At the beginning of this year, I pledged to not buy anymore books and instead either read the ones I’d accumulated or else checkout others from the library. It was a bit of a bumpy start to change habits and adapt to loan periods and hold times for books, but now I’ve hit my groove. I do everything electronically. I use Libby to connect to my local library‘s catalog and once a book is available, I send it to my Kindle. I’ve read much more this year than in the several years preceding. It’s a super convenient and rewarding system, though a tally of my lifetime savings would be fun too!
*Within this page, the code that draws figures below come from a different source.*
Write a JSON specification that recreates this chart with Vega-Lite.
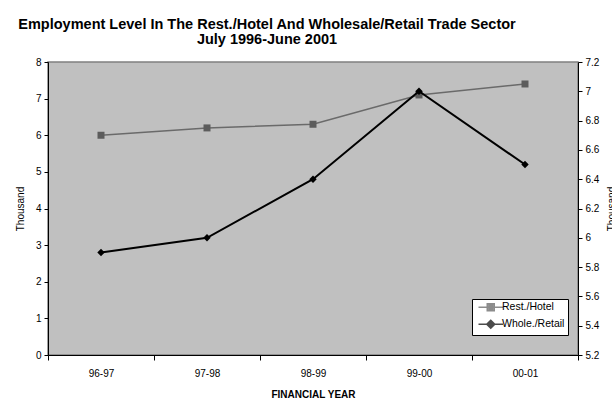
{
  "$schema": "https://vega.github.io/schema/vega-lite/v6.json",
  "width": 530,
  "height": 293,
  "autosize": {"type": "none"},
  "padding": {"left": 48, "top": 62, "right": 34, "bottom": 52},
  "background": "white",
  "title": {
    "text": ["Employment Level In The Rest./Hotel And Wholesale/Retail Trade Sector", "July 1996-June 2001"],
    "font": "Liberation Sans",
    "fontSize": 14.5,
    "fontWeight": "bold",
    "lineHeight": 15,
    "anchor": "middle",
    "dx": -46,
    "offset": 10,
    "color": "black"
  },
  "config": {
    "view": {"fill": "#c0c0c0", "stroke": "#808080", "strokeWidth": 1.5},
    "axis": {
      "labelFont": "Liberation Sans",
      "titleFont": "Liberation Sans",
      "labelFontSize": 10,
      "titleFontSize": 10,
      "labelColor": "black",
      "titleColor": "black",
      "domainColor": "black",
      "tickColor": "black",
      "domainWidth": 1,
      "tickWidth": 1,
      "grid": false
    },
    "legend": {"labelFont": "Liberation Sans"}
  },
  "data": {
    "values": [
      {"year": "96-97", "series": "Rest./Hotel", "value": 6.0},
      {"year": "97-98", "series": "Rest./Hotel", "value": 6.2},
      {"year": "98-99", "series": "Rest./Hotel", "value": 6.3},
      {"year": "99-00", "series": "Rest./Hotel", "value": 7.1},
      {"year": "00-01", "series": "Rest./Hotel", "value": 7.4},
      {"year": "96-97", "series": "Whole./Retail", "value": 5.9},
      {"year": "97-98", "series": "Whole./Retail", "value": 6.0},
      {"year": "98-99", "series": "Whole./Retail", "value": 6.4},
      {"year": "99-00", "series": "Whole./Retail", "value": 7.0},
      {"year": "00-01", "series": "Whole./Retail", "value": 6.5}
    ]
  },
  "encoding": {
    "x": {
      "field": "year",
      "type": "ordinal",
      "sort": ["96-97", "97-98", "98-99", "99-00", "00-01"],
      "scale": {"type": "band", "paddingInner": 0, "paddingOuter": 0},
      "axis": {
        "title": "FINANCIAL YEAR",
        "titleFontWeight": "bold",
        "labelAngle": 0,
        "tickBand": "extent",
        "tickSize": 5,
        "labelPadding": 8,
        "titlePadding": 11
      }
    }
  },
  "layer": [
    {
      "transform": [{"filter": "datum.series === 'Rest./Hotel'"}],
      "encoding": {
        "y": {
          "field": "value",
          "type": "quantitative",
          "scale": {"domain": [0, 8], "nice": false, "zero": false},
          "axis": {
            "orient": "left",
            "title": "Thousand",
            "titleFontWeight": "normal",
            "values": [0, 1, 2, 3, 4, 5, 6, 7, 8],
            "format": "d",
            "tickSize": 4,
            "labelPadding": 3,
            "titlePadding": 10
          }
        }
      },
      "layer": [
        {"mark": {"type": "line", "color": "#6a6a6a", "strokeWidth": 1.5}},
        {"mark": {"type": "point", "shape": "square", "filled": true, "color": "#5c5c5c", "size": 49, "opacity": 1}}
      ]
    },
    {
      "transform": [{"filter": "datum.series === 'Whole./Retail'"}],
      "encoding": {
        "y": {
          "field": "value",
          "type": "quantitative",
          "scale": {"domain": [5.2, 7.2], "nice": false, "zero": false},
          "axis": {
            "orient": "right",
            "title": "Thousand",
            "titleFontWeight": "normal",
            "titleAngle": 270,
            "values": [5.2, 5.4, 5.6, 5.8, 6, 6.2, 6.4, 6.6, 6.8, 7, 7.2],
            "format": "~g",
            "tickSize": 4,
            "labelPadding": 3,
            "titlePadding": 18
          }
        }
      },
      "layer": [
        {"mark": {"type": "line", "color": "#000000", "strokeWidth": 2}},
        {"mark": {"type": "point", "shape": "diamond", "filled": true, "color": "#000000", "size": 55, "opacity": 1}}
      ]
    },
    {
      "transform": [{"filter": "false"}],
      "mark": {"type": "point", "filled": false},
      "encoding": {
        "color": {
          "field": "series",
          "type": "nominal",
          "scale": {"domain": ["Rest./Hotel", "Whole./Retail"], "range": ["#5c5c5c", "#000000"]},
          "legend": {
            "title": null,
            "orient": "none",
            "legendX": 424,
            "legendY": 237,
            "fillColor": "white",
            "strokeColor": "black",
            "padding": 3,
            "labelFontSize": 10.5,
            "labelColor": "black",
            "symbolSize": 49,
            "symbolStrokeWidth": 1.5,
            "symbolOffset": 10.5,
            "labelOffset": 6,
            "rowPadding": 3
          }
        },
        "shape": {
          "field": "series",
          "type": "nominal",
          "scale": {
            "domain": ["Rest./Hotel", "Whole./Retail"],
            "range": [
              "M-3.5,0H3.5M-1,-1H1V1H-1ZM-0.55,-0.55H0.55V0.55H-0.55ZM-0.2,-0.2H0.2V0.2H-0.2Z",
              "M-3.5,0H3.5M0,-1.15L1.15,0L0,1.15L-1.15,0ZM0,-0.65L0.65,0L0,0.65L-0.65,0ZM0,-0.25L0.25,0L0,0.25L-0.25,0Z"
            ]
          },
          "legend": {
            "title": null,
            "orient": "none",
            "legendX": 424,
            "legendY": 237,
            "fillColor": "white",
            "strokeColor": "black",
            "padding": 3,
            "labelFontSize": 10.5,
            "labelColor": "black",
            "symbolSize": 49,
            "symbolStrokeWidth": 1.5,
            "symbolOffset": 10.5,
            "labelOffset": 6,
            "rowPadding": 3
          }
        }
      }
    }
  ],
  "resolve": {"scale": {"y": "independent"}}
}
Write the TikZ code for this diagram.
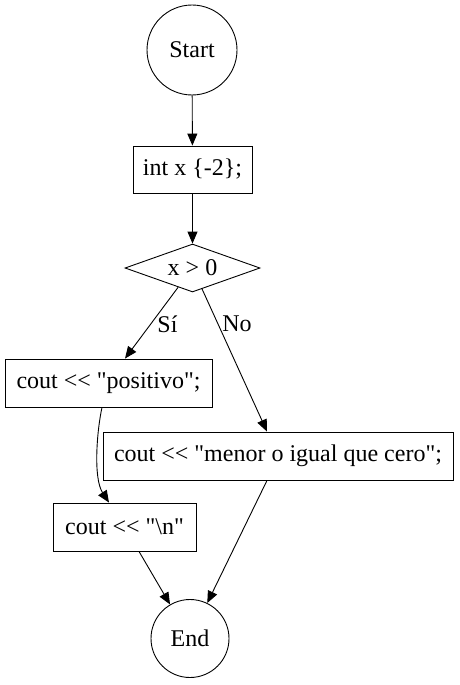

via Open Culture | Image by The Wichita Eagle

Sagrada Familia

Photo by Angela Compagnone on Unsplash

One hundred thirty seven years after construction began, Sagrada Familia in Barcelona, Spain, received its first building permit. Construction began in 1882 and completion is targeted for 2026, the centennial anniversary of the death of the architect, Antoni Gaudí.

While, I’ve long felt the fatigue of visiting European churches, I did use good judgment last year to check out the Sagrada Familia. It was bizarre and surreal and absolutely stunning. There were two things I loved in particular.

First, the design – everything from the architecture to the stain glass to the 23 foot tall, bronze doors – were contributions not only from Gaudi but many generations of designers since his death.

Second – the light. The way the light pours through the stain glass and hits the curves, lines, and shapes of the building’s interior is true magic.

Photo by Angela Compagnone on Unsplash

More Work

Austin Kleon‘s response to the question, “Do you ever feel like no matter how much work you do, you can or should be doing more?

Yeah, always. If you get into that productivity trap, there’s always going to be more work to do, you know?

Like, you can always make more. I think that’s why I’m a time-based worker. I try to go at my work like a banker. I just have hours. I show up to the office and whatever gets done gets done.

And I’ve always been a time-based worker. You know, like, ‘did I sit here for 3 hours and try?’ I don’t have a word count when I sit down to write. It’s all about sitting down and trying to make something happen in that time period — and letting those hours stack up.

Austin Kleon

If I’m anything, I’m a list maker. No matter how many times I’ve tried to break the habit, it seems to be permanently ingrained in me. Two of my goals this year were, a) to not define my success by the number of checkmarks on my to do list, and b) to not define my failure by the number (or lack of) checkmarks on my to do list. I’ve made no headway in addressing either goal. I’ve probably only exacerbated both.

Today, though, I changed my to do list (I use kanban boards with Trello). Instead of assigning myself a list of tasks for a given day. I commit to a period of time for a certain type of task, like chores. For that period of time, I work on my chores until the time has lapsed. This way, I’m always accomplishing the goal of doing my chores but not defining my success or failure by how many I get done. I make the investment and do what I can. I continue the investment the next day and the day after. It’s a minor shift but somehow releases me of a certain heaviness. I’ll keep with it for a while and see how it goes. Fingers-crossed it’s a happy middle ground between list making and meaningful productivity.